### Provided data

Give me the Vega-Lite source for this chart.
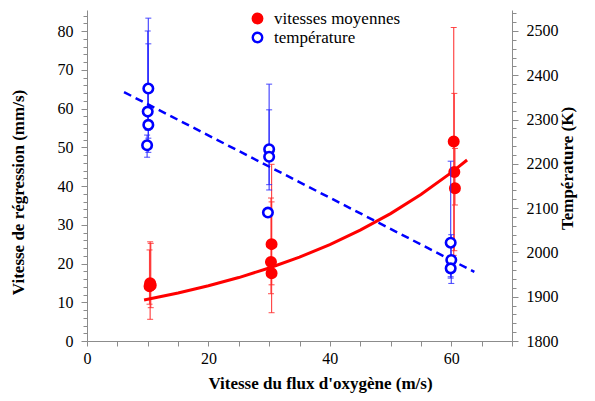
...
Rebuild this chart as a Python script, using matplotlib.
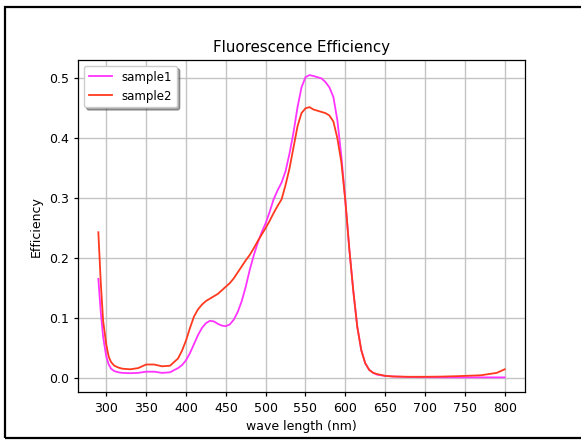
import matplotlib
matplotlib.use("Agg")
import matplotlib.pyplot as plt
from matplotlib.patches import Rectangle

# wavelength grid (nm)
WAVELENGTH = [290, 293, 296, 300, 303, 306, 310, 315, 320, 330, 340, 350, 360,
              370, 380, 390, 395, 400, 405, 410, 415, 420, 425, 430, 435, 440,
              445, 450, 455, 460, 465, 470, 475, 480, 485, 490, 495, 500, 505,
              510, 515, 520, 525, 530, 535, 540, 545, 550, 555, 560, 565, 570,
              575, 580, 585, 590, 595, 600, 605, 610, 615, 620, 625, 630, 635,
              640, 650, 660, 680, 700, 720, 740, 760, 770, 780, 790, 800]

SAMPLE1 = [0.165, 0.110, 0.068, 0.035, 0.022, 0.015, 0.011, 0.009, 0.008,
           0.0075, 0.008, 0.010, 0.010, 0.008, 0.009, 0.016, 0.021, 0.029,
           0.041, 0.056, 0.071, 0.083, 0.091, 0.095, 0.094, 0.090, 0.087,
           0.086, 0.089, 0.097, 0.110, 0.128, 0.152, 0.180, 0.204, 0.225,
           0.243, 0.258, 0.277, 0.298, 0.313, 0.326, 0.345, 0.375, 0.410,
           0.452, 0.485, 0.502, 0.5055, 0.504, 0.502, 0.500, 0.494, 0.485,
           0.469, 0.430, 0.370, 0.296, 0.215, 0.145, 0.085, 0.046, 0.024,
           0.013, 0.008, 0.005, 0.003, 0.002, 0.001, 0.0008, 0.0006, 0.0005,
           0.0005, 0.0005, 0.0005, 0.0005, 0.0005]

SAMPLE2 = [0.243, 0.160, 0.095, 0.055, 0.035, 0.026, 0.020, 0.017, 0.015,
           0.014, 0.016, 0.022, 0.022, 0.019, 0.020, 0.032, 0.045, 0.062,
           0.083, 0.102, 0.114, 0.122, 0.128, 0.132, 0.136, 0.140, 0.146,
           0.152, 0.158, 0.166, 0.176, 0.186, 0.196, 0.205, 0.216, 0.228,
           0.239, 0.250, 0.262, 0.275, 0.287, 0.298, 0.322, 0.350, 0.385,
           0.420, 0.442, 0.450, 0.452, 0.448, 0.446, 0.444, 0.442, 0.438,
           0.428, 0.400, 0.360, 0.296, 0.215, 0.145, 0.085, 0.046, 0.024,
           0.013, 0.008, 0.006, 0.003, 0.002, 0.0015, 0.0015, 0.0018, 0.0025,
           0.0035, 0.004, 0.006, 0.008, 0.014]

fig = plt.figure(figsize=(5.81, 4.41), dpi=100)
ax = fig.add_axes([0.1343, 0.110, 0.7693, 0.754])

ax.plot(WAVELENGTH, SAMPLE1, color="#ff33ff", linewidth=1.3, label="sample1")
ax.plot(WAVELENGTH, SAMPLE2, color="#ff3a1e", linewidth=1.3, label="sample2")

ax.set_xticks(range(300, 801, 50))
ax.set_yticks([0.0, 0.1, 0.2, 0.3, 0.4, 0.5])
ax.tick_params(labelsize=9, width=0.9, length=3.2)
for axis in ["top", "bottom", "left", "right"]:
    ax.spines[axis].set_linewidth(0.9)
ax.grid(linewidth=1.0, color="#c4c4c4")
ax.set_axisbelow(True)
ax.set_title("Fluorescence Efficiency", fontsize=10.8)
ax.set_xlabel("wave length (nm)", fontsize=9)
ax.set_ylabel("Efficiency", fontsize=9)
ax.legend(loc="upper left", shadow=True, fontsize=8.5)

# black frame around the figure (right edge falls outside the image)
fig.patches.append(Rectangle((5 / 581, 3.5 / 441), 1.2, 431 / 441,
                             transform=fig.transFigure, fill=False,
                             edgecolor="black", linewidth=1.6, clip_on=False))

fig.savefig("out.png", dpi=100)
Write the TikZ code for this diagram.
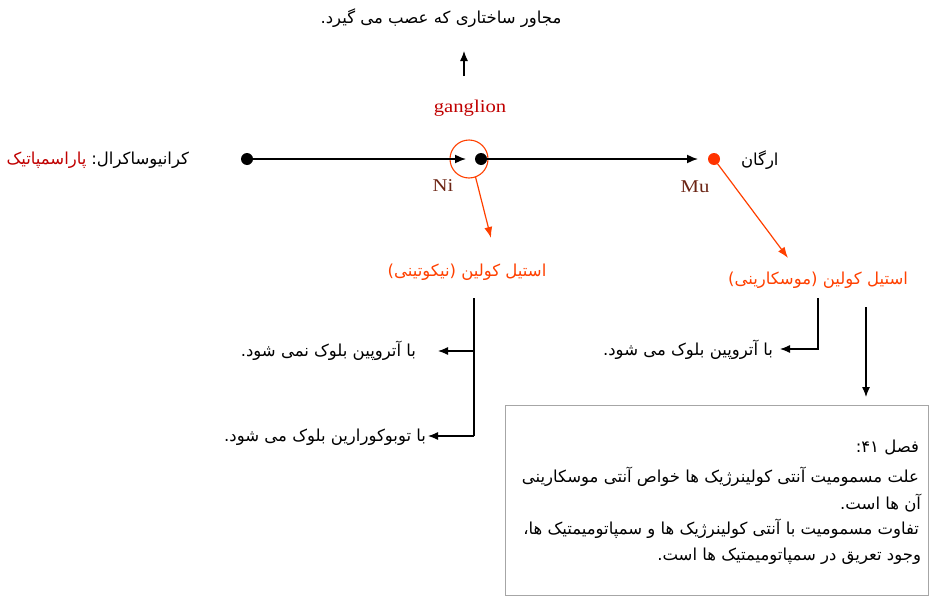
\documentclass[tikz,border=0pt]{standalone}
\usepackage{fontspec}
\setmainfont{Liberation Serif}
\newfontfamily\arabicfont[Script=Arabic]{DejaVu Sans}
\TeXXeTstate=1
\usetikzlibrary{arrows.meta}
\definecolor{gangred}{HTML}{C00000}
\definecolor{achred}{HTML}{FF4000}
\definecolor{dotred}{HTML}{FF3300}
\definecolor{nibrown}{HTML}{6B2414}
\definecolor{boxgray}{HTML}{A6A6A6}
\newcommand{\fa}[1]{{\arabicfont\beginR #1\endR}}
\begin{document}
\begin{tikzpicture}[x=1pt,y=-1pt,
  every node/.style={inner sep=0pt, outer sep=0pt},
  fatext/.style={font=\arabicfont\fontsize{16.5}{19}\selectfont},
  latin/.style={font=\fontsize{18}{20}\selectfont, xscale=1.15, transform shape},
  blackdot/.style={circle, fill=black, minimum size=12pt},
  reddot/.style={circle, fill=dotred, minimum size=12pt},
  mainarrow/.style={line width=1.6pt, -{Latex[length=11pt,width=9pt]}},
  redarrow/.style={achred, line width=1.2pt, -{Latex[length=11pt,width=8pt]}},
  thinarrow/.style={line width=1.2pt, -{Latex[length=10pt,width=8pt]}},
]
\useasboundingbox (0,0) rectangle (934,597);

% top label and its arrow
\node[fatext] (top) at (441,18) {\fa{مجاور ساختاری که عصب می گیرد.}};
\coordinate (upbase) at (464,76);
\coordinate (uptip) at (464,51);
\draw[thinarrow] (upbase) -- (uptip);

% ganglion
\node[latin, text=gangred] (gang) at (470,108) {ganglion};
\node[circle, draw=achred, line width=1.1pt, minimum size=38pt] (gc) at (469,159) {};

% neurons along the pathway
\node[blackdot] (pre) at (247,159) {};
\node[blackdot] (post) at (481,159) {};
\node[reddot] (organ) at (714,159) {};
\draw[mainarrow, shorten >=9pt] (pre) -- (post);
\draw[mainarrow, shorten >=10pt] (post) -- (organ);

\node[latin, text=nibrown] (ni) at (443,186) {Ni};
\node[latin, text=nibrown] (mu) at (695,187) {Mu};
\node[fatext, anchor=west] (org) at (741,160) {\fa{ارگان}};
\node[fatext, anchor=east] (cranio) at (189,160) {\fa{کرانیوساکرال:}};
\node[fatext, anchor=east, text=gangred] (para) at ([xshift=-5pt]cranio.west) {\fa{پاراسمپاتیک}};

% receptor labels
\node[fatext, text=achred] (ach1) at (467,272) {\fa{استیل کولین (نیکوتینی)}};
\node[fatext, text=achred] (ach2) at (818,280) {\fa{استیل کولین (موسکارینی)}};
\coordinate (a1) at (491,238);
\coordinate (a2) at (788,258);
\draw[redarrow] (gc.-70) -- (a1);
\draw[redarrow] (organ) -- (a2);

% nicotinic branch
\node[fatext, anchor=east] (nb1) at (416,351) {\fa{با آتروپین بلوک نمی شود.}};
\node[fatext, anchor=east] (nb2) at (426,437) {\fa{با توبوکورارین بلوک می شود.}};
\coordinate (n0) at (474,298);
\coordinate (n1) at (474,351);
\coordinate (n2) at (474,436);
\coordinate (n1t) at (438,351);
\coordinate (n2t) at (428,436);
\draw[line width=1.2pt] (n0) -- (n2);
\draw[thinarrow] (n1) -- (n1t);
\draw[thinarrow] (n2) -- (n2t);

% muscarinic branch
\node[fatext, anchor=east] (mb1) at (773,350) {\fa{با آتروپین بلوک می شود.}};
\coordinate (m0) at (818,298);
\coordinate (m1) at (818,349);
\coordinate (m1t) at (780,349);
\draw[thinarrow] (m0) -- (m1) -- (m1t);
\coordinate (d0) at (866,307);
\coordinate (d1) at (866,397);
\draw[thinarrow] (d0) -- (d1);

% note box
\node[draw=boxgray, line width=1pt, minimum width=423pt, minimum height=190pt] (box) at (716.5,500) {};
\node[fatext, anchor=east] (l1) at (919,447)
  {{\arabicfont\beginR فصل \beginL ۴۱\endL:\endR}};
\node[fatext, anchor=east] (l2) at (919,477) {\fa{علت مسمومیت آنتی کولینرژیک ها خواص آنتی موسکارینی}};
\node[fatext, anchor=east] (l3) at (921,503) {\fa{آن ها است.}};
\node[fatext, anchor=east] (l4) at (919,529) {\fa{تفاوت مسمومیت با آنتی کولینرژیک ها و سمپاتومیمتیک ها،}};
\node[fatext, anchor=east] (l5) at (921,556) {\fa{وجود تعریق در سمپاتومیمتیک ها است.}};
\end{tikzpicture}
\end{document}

### What is needed
From the records above, copy only the lines running from the line holding "Rebuild this chart" through the line holding "from matplotlib.patches import Rectangle", with no pictures.

### Result for this task
Rebuild this chart as a Python script, using matplotlib.
import matplotlib
matplotlib.use("Agg")
import matplotlib.pyplot as plt
from matplotlib.patches import Rectangle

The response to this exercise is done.